10 ans après l'attentat contre Charlie Hebdodossier
Au cours d’une messe, l’abbé Denis Puga a présenté des «dessins qui se moquent de la Vierge Marie» comme la cause d’un «châtiment terrible». Ce prêtre appartient à une église traditionnaliste fréquentée par l’extrême droite catholique.
Saint-Nicolas-du-Chardonnet, où officie Denis Puga, a été prise par la force en février 1977 par des catholiques intégristes, et fait encore aujourd’hui l’objet d’une occupation illégale. (Bertrand Gardel/Hemis. AFP)
publié le 13 avril 2022 à 14h48
Question posée par Ange le 9 avril 2022.

Bonjour,

Vous nous interrogez au sujet d’une vidéo publiée sur la chaîne YouTube de l’église Saint-Nicolas-du-Chardonnet, où sont diffusées chaque jour en direct les messes célébrées au sein de cette paroisse du Ve arrondissement de Paris. Votre question porte sur l’office prononcé le 23 mars dernier par l’abbé Denis Puga : celui-ci semble justifier l’attentat commis en janvier 2015 dans les locaux du journal satirique Charlie Hebdo, en expliquant qu’il s’agissait d’un châtiment de Dieu, une punition qui s’est abattue après un blasphème contre la Vierge Marie.

Qu’a dit précisément l’abbé Denis Puga ?

L’objet de cette messe était d’abord de revenir sur la guerre actuellement menée par la Russie en Ukraine. L’abbé Puga y affirme que «la Russie est dans les mains de Dieu», et qu’elle ne pourrait réparer ses «péchés» qu’en se convertissant au catholicisme (l’Eglise russe appartient au christianisme orthodoxe). Cette «dévotion réparatrice» s’impose, selon l’abbé, lorsque sont commis des «outrages», «insultes» ou «blasphèmes» dirigés contre la Vierge Marie. «Dieu qui est miséricorde veut pardonner les péchés» mais «la colère de Dieu s’enflamme d’une manière particulière contre ceux qui offensent le cœur de sa mère», déroule-t-il. L’ecclésiastique s’emploie ensuite à lister les «espèces d’offenses» qui déclenchent la colère de Dieu. La Russie est visée à deux reprises, les orthodoxes ne partageant pas tous les dogmes et figures sacrées caractéristiques du catholicisme.

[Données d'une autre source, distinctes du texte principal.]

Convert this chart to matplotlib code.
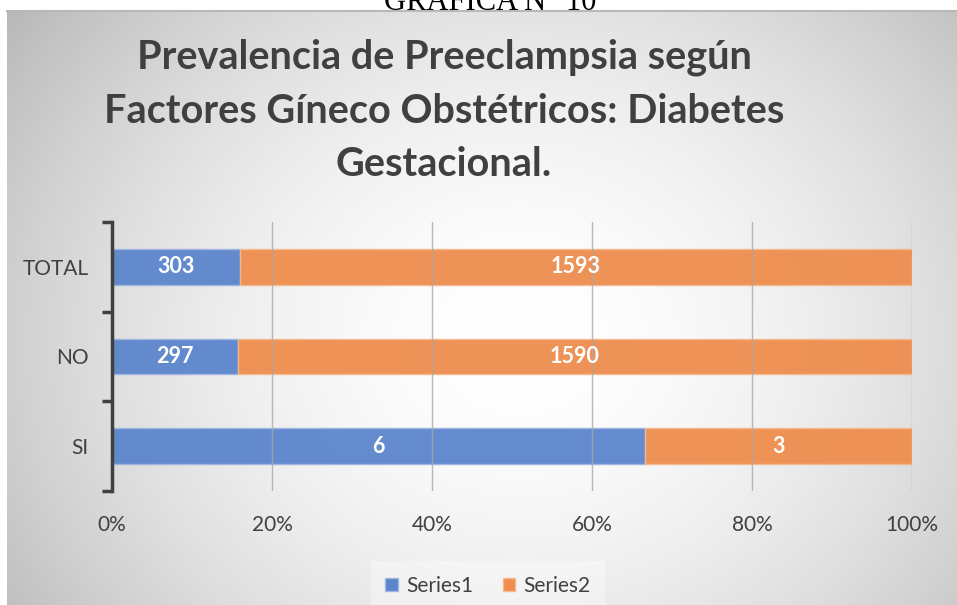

Parmi ces offenses, figurent notamment les blasphèmes «contre la virginité de la Vierge Marie» et «contre sa maternité divine». «Combien de fois on entend ces histoires, ces moqueries, ces dessins qui se moquent de la Vierge Marie ? Cela monte jusqu’au ciel et attire la colère de Dieu», enchaîne l’abbé Puga. «On a vu l’exemple il y a quelques années en France. Ces journaux satiriques qui avaient gravement offensé la virginité, la maternité divine à l’occasion de la fête de Noël», renchérit-il dans une référence implicite à la couverture d’un numéro de Charlie Hebdo titré «la Sainte Vierge violée par les Rois Mages», publié en décembre 1976. Ce qui semble justifier, à ses yeux, que «le châtiment [soit] arrivé, et pas par des amis de Dieu. Le châtiment était terrible», se référant cette fois à l’attentat qui a coûté la vie à douze personnes, dont huit membres de la rédaction de Charlie Hebdo, le 7 janvier 2015.

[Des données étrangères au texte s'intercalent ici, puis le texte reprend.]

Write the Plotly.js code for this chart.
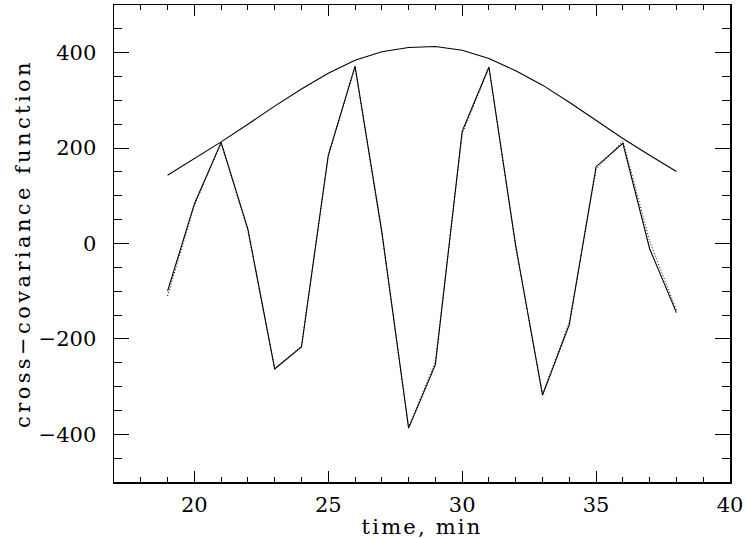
<!DOCTYPE html>
<html>
<head>
<meta charset="utf-8">
<script src="https://cdn.plot.ly/plotly-3.0.1.min.js"></script>
<style>
html,body{margin:0;padding:0;background:#fff;}
#chart{width:746px;height:539px;}
.g-xtitle text{letter-spacing:2.2px;}
.g-ytitle text{letter-spacing:3.4px;}
</style>
</head>
<body>
<div id="chart"></div>
<script>
var timeMin = [19,20,21,22,23,24,25,26,27,28,29,30,31,32,33,34,35,36,37,38];
var envelope = [143,178,213,250,288,324,357,384,402,411,413,405,388,362,332,296,258,220,185,151];
var ccfSolid = [-100,83,212,30,-263,-217,185,372,25,-387,-254,235,370,-5,-318,-170,161,210,-11,-145];
var ccfDotted = [-110,80,210,26,-262,-215,182,370,20,-385,-248,230,368,-8,-315,-165,155,215,5,-140];

var tickFnt = {family: 'DejaVu Serif, serif', size: 21, color: '#000'};
var titleFnt = {family: 'DejaVu Serif, serif', size: 21, color: '#000'};
var data = [
  {x: timeMin, y: envelope, mode: 'lines', line: {color: '#000', width: 1.1}, hoverinfo: 'skip'},
  {x: timeMin, y: ccfDotted, mode: 'lines', line: {color: '#000', width: 1, dash: '1px,2px'}, hoverinfo: 'skip'},
  {x: timeMin, y: ccfSolid, mode: 'lines', line: {color: '#000', width: 1.1}, hoverinfo: 'skip'}
];
var layout = {
  width: 746, height: 539,
  margin: {l: 114, r: 16, t: 5, b: 57},
  paper_bgcolor: '#fff', plot_bgcolor: '#fff',
  showlegend: false,
  font: tickFnt,
  xaxis: {
    range: [17, 40], tickvals: [20,25,30,35,40], ticks: 'inside', ticklen: 11, tickwidth: 1, tickcolor: '#000',
    minor: {dtick: 1, tick0: 0, ticks: 'inside', ticklen: 5, tickwidth: 1, tickcolor: '#000'},
    showline: true, linecolor: '#000', linewidth: 1.5, mirror: 'allticks', showgrid: false, zeroline: false,
    tickfont: tickFnt, ticklabelstandoff: 3,
    title: {text: 'time, min', font: titleFnt, standoff: 0}
  },
  yaxis: {
    range: [-500, 500], tickvals: [-400,-200,0,200,400], ticks: 'inside', ticklen: 15, tickwidth: 1, tickcolor: '#000',
    minor: {dtick: 50, tick0: 0, ticks: 'inside', ticklen: 8, tickwidth: 1, tickcolor: '#000'},
    showline: true, linecolor: '#000', linewidth: 1.5, mirror: 'allticks', showgrid: false, zeroline: false,
    tickfont: tickFnt, ticklabelstandoff: 12,
    title: {text: 'cross\u2212covariance function', font: titleFnt, standoff: 2}
  }
};
Plotly.newPlot('chart', data, layout, {staticPlot: true, displayModeBar: false});
</script>
</body>
</html>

Pourquoi l’église Saint-Nicolas-du-Chardonnet est-elle contestée ?

Saint-Nicolas-du-Chardonnet, où officie Denis Puga, n’est pas n’importe quelle église. Prise par la force en février 1977 par des catholiques intégristes, elle fait encore aujourd’hui l’objet d’une occupation illégale. Les religieux à la tête de l’édifice se revendiquent «de la Fraternité sacerdotale Saint-Pie X fondée en 1970 par Monseigneur Marcel Lefebvre», comme ils l’indiquent d’ailleurs sur leur site.

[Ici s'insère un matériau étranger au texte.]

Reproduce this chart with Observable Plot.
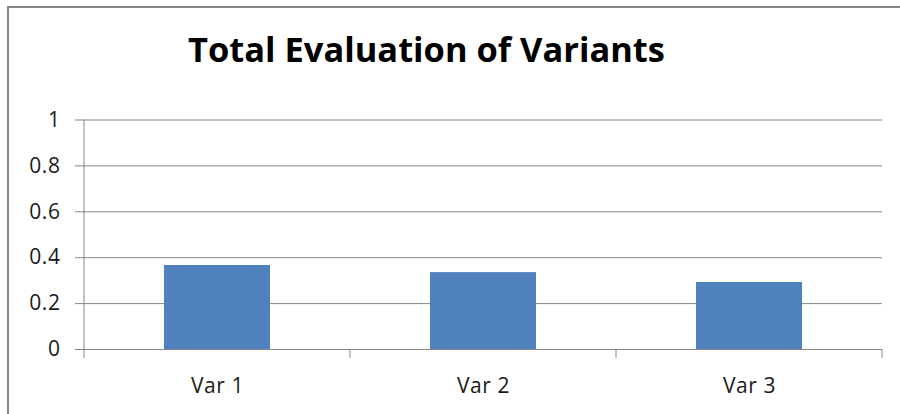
<!DOCTYPE html>
<html>
<head>
<meta charset="utf-8">
<script src="https://cdn.jsdelivr.net/npm/d3@7"></script>
<script src="https://cdn.jsdelivr.net/npm/@observablehq/plot@0.6"></script>
<style>
  html, body { margin: 0; padding: 0; background: #fff; }
  #wrap { position: relative; width: 900px; height: 414px; overflow: hidden; background: #fff; }
  #frame { position: absolute; left: 7px; top: 6px; width: 1000px; height: 1000px;
           border-left: 2px solid #878787; border-top: 2px solid #878787; box-sizing: border-box; }
  #title { position: absolute; top: 25px; left: 0; width: 853px; text-align: center;
           font-family: "Open Sans", Lato, sans-serif; font-weight: bold; color: #000; white-space: nowrap; }
  #chart { position: absolute; left: 0; top: 0; }
  #chart svg text { font-size: 21px; letter-spacing: 0.6px; }
</style>
</head>
<body>
<div id="wrap">
  <div id="frame"></div>
  <div id="title">Total Evaluation of Variants</div>
  <div id="chart"></div>
</div>
<script>
const categories = ["Var 1", "Var 2", "Var 3"];
const values = [0.366, 0.335, 0.292];
const yTicks = [0, 0.2, 0.4, 0.6, 0.8, 1];
const yTickLabels = ["0", "0.2", "0.4", "0.6", "0.8", "1"];
const titleText = "Total Evaluation of Variants";

const data = categories.map((c, i) => ({category: c, value: values[i]}));

// fit title width
const titleEl = document.getElementById("title");
titleEl.textContent = titleText;
{
  const cv = document.createElement("canvas").getContext("2d");
  cv.font = 'bold 100px "Open Sans"';
  const w = cv.measureText(titleText).width;
  const size = Math.min(36, 477 / w * 100);
  titleEl.style.fontSize = size + "px";
}

const gray = "#868686";
const font = '"Open Sans", Lato, sans-serif';
const NS = "http://www.w3.org/2000/svg";

const axisLines = (index, scales, values, dims) => {
  const g = document.createElementNS(NS, "g");
  const inner = dims.width - dims.marginLeft - dims.marginRight;
  const n = categories.length;
  const y0 = scales.y(0);
  const y1 = scales.y(1);
  const add = (x1, x2, ya, yb) => {
    const l = document.createElementNS(NS, "line");
    l.setAttribute("x1", x1); l.setAttribute("x2", x2);
    l.setAttribute("y1", ya); l.setAttribute("y2", yb);
    l.setAttribute("stroke", gray);
    g.appendChild(l);
  };
  add(dims.marginLeft, dims.marginLeft, y1, y0);
  for (let k = 0; k <= n; k++) {
    const x = dims.marginLeft + k * inner / n;
    add(x, x, y0, y0 + 9);
  }
  return g;
};

const chart = Plot.plot({
  width: 900,
  height: 414,
  marginLeft: 84,
  marginRight: 18,
  marginTop: 119.5,
  marginBottom: 65,
  style: {background: "transparent", fontFamily: font, fontSize: "21px", color: "#1a1a1a"},
  x: {domain: categories, paddingInner: 0.6, paddingOuter: 0.3, label: null},
  y: {domain: [0, 1], label: null},
  marks: [
    Plot.ruleY(yTicks, {stroke: gray, strokeOpacity: 1}),
    Plot.barY(data, {x: "category", y: "value", fill: "#4F81BD"}),
    axisLines,
    Plot.axisY({ticks: yTicks, tickFormat: (d, i) => yTickLabels[i], tickSize: 9, tickPadding: 15,
                stroke: gray, strokeOpacity: 1, fontSize: 21, fill: "#1a1a1a", label: null}),
    Plot.axisX({tickSize: 0, tickPadding: 29, fontSize: 21, fill: "#1a1a1a", label: null})
  ]
});
document.getElementById("chart").appendChild(chart);
</script>
</body>
</html>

Comme l’écrivait Libération il y a dix ans, «à la fin des années 60, après le concile Vatican II qui avait souhaité ouvrir l’Eglise catholique sur le monde moderne, la suppression de la messe en latin et son remplacement par une liturgie dans les langues de chaque pays avaient mis le feu aux poudres. L’évêque français Marcel Lefebvre avait pris la tête de la fronde. Le combat du prélat était aussi théologique ; monseigneur Lefebvre, en schisme avec Rome depuis 1988, contestait les décisions de Vatican II sur la liberté religieuse et les relations avec les autres confessions chrétiennes, le protestantisme et l’orthodoxie. Replié en Suisse, il y avait créé un séminaire pour former les prêtres à sa manière et la Fraternité sacerdotale Saint-Pie X (FSSPX) afin d’organiser ses troupes.» A Paris, en plein cœur du quartier latin, «l’église Saint-Nicolas-du-Chardonnet est devenue, au fil des ans, une sorte de cathédrale officieuse du lefebvrisme». En page d’accueil du site consacré à l’église, est ainsi rappelée sa «spécificité» : «La liturgie y est exclusivement célébrée selon les rites traditionnels latins de l’Eglise catholique tels qu’ils existaient partout dans le monde à la veille du Concile Vatican II.»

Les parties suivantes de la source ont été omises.